*INFORMATION SHOWN*:
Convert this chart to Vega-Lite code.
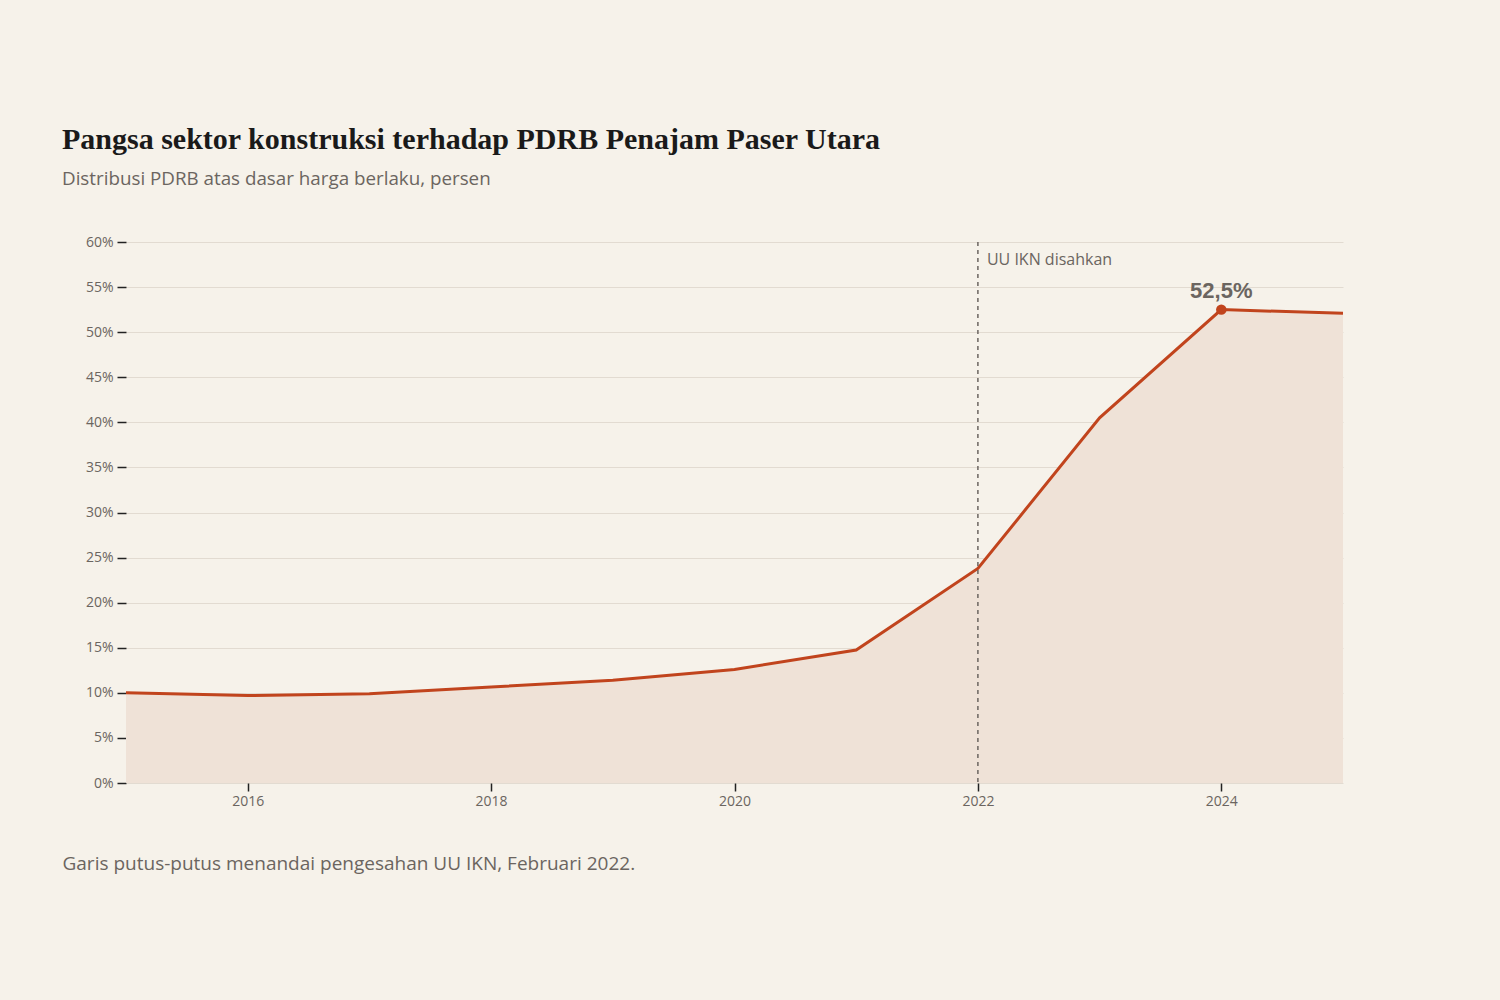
{
  "$schema": "https://vega.github.io/schema/vega-lite/v6.json",
  "width": 1217,
  "height": 541,
  "autosize": "none",
  "padding": {"left": 126, "top": 242, "right": 157, "bottom": 217},
  "background": "#f6f2ea",
  "config": {"view": {"stroke": null}, "font": "Open Sans"},
  "title": {
    "text": "Pangsa sektor konstruksi terhadap PDRB Penajam Paser Utara",
    "subtitle": "Distribusi PDRB atas dasar harga berlaku, persen",
    "anchor": "start",
    "frame": "group",
    "dx": -64,
    "offset": 46,
    "font": "Liberation Serif",
    "fontSize": 30,
    "fontWeight": "bold",
    "color": "#1a1a1a",
    "subtitleFont": "Open Sans",
    "subtitleFontSize": 18.8,
    "subtitleColor": "#6b6560",
    "subtitlePadding": 15
  },
  "datasets": {
    "series": [
      {"year": 2015, "value": 10.0},
      {"year": 2016, "value": 9.7},
      {"year": 2017, "value": 9.9},
      {"year": 2018, "value": 10.65},
      {"year": 2019, "value": 11.4},
      {"year": 2020, "value": 12.6},
      {"year": 2021, "value": 14.75},
      {"year": 2022, "value": 23.8},
      {"year": 2023, "value": 40.5},
      {"year": 2024, "value": 52.5},
      {"year": 2025, "value": 52.1}
    ],
    "events": [{"year": 2022, "value": 60, "label": "UU IKN disahkan"}],
    "peak": [{"year": 2024, "value": 52.5, "label": "52,5%"}]
  },
  "encoding": {
    "x": {
      "field": "year",
      "type": "quantitative",
      "scale": {"domain": [2015, 2025], "nice": false, "zero": false},
      "axis": {
        "values": [2016, 2018, 2020, 2022, 2024],
        "format": "d",
        "grid": false,
        "domain": false,
        "tickColor": "#222222",
        "tickSize": 8,
        "tickWidth": 1.5,
        "labelColor": "#6b6560",
        "labelFontSize": 14,
        "labelPadding": 3,
        "title": "Garis putus-putus menandai pengesahan UU IKN, Februari 2022.",
        "titleAnchor": "start",
        "titleAlign": "left",
        "titleBaseline": "alphabetic",
        "titleX": -64,
        "titleY": 86,
        "titleFontSize": 19,
        "titleFontWeight": "normal",
        "titleColor": "#6b6560",
        "titleFont": "Open Sans"
      }
    },
    "y": {
      "field": "value",
      "type": "quantitative",
      "scale": {"domain": [0, 60], "nice": false},
      "axis": {
        "values": [0, 5, 10, 15, 20, 25, 30, 35, 40, 45, 50, 55, 60],
        "labelExpr": "datum.value + '%'",
        "grid": true,
        "gridColor": "#e2dbd1",
        "gridWidth": 1.2,
        "domain": false,
        "tickColor": "#222222",
        "tickSize": 9,
        "tickWidth": 1.5,
        "labelColor": "#6b6560",
        "labelFontSize": 14,
        "labelPadding": 4,
        "title": null
      }
    }
  },
  "layer": [
    {
      "data": {"name": "series"},
      "mark": {"type": "area", "color": "#efe2d7"}
    },
    {
      "data": {"name": "series"},
      "mark": {"type": "line", "color": "#c1441d", "strokeWidth": 3}
    },
    {
      "data": {"name": "events"},
      "mark": {"type": "rule", "color": "#6b6560", "strokeWidth": 1.5, "strokeDash": [4, 4]},
      "encoding": {
        "y2": {"datum": 0}
      }
    },
    {
      "data": {"name": "events"},
      "mark": {"type": "text", "align": "left", "baseline": "top", "dx": 9, "dy": 10, "fontSize": 16, "color": "#6b6560", "font": "Open Sans"},
      "encoding": {
        "text": {"field": "label"}
      }
    },
    {
      "data": {"name": "peak"},
      "mark": {"type": "point", "filled": true, "opacity": 1, "color": "#c1441d", "size": 110}
    },
    {
      "data": {"name": "peak"},
      "mark": {"type": "text", "align": "center", "baseline": "alphabetic", "dy": -12, "fontSize": 22, "fontWeight": "bold", "color": "#6b6560", "font": "Liberation Sans"},
      "encoding": {
        "text": {"field": "label"}
      }
    }
  ]
}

*REQUIRED WORK*:
Omit the pictures and reproduce the listing exactly.

*SOLUTION TO THIS PROBLEM*:
Convert this chart to Vega-Lite code.
{
  "$schema": "https://vega.github.io/schema/vega-lite/v6.json",
  "width": 1217,
  "height": 541,
  "autosize": "none",
  "padding": {"left": 126, "top": 242, "right": 157, "bottom": 217},
  "background": "#f6f2ea",
  "config": {"view": {"stroke": null}, "font": "Open Sans"},
  "title": {
    "text": "Pangsa sektor konstruksi terhadap PDRB Penajam Paser Utara",
    "subtitle": "Distribusi PDRB atas dasar harga berlaku, persen",
    "anchor": "start",
    "frame": "group",
    "dx": -64,
    "offset": 46,
    "font": "Liberation Serif",
    "fontSize": 30,
    "fontWeight": "bold",
    "color": "#1a1a1a",
    "subtitleFont": "Open Sans",
    "subtitleFontSize": 18.8,
    "subtitleColor": "#6b6560",
    "subtitlePadding": 15
  },
  "datasets": {
    "series": [
      {"year": 2015, "value": 10.0},
      {"year": 2016, "value": 9.7},
      {"year": 2017, "value": 9.9},
      {"year": 2018, "value": 10.65},
      {"year": 2019, "value": 11.4},
      {"year": 2020, "value": 12.6},
      {"year": 2021, "value": 14.75},
      {"year": 2022, "value": 23.8},
      {"year": 2023, "value": 40.5},
      {"year": 2024, "value": 52.5},
      {"year": 2025, "value": 52.1}
    ],
    "events": [{"year": 2022, "value": 60, "label": "UU IKN disahkan"}],
    "peak": [{"year": 2024, "value": 52.5, "label": "52,5%"}]
  },
  "encoding": {
    "x": {
      "field": "year",
      "type": "quantitative",
      "scale": {"domain": [2015, 2025], "nice": false, "zero": false},
      "axis": {
        "values": [2016, 2018, 2020, 2022, 2024],
        "format": "d",
        "grid": false,
        "domain": false,
        "tickColor": "#222222",
        "tickSize": 8,
        "tickWidth": 1.5,
        "labelColor": "#6b6560",
        "labelFontSize": 14,
        "labelPadding": 3,
        "title": "Garis putus-putus menandai pengesahan UU IKN, Februari 2022.",
        "titleAnchor": "start",
        "titleAlign": "left",
        "titleBaseline": "alphabetic",
        "titleX": -64,
        "titleY": 86,
        "titleFontSize": 19,
        "titleFontWeight": "normal",
        "titleColor": "#6b6560",
        "titleFont": "Open Sans"
      }
    },
    "y": {
      "field": "value",
      "type": "quantitative",
      "scale": {"domain": [0, 60], "nice": false},
      "axis": {
        "values": [0, 5, 10, 15, 20, 25, 30, 35, 40, 45, 50, 55, 60],
        "labelExpr": "datum.value + '%'",
        "grid": true,
        "gridColor": "#e2dbd1",
        "gridWidth": 1.2,
        "domain": false,
        "tickColor": "#222222",
        "tickSize": 9,
        "tickWidth": 1.5,
        "labelColor": "#6b6560",
        "labelFontSize": 14,
        "labelPadding": 4,
        "title": null
      }
    }
  },
  "layer": [
    {
      "data": {"name": "series"},
      "mark": {"type": "area", "color": "#efe2d7"}
    },
    {
      "data": {"name": "series"},
      "mark": {"type": "line", "color": "#c1441d", "strokeWidth": 3}
    },
    {
      "data": {"name": "events"},
      "mark": {"type": "rule", "color": "#6b6560", "strokeWidth": 1.5, "strokeDash": [4, 4]},
      "encoding": {
        "y2": {"datum": 0}
      }
    },
    {
      "data": {"name": "events"},
      "mark": {"type": "text", "align": "left", "baseline": "top", "dx": 9, "dy": 10, "fontSize": 16, "color": "#6b6560", "font": "Open Sans"},
      "encoding": {
        "text": {"field": "label"}
      }
    },
    {
      "data": {"name": "peak"},
      "mark": {"type": "point", "filled": true, "opacity": 1, "color": "#c1441d", "size": 110}
    },
    {
      "data": {"name": "peak"},
      "mark": {"type": "text", "align": "center", "baseline": "alphabetic", "dy": -12, "fontSize": 22, "fontWeight": "bold", "color": "#6b6560", "font": "Liberation Sans"},
      "encoding": {
        "text": {"field": "label"}
      }
    }
  ]
}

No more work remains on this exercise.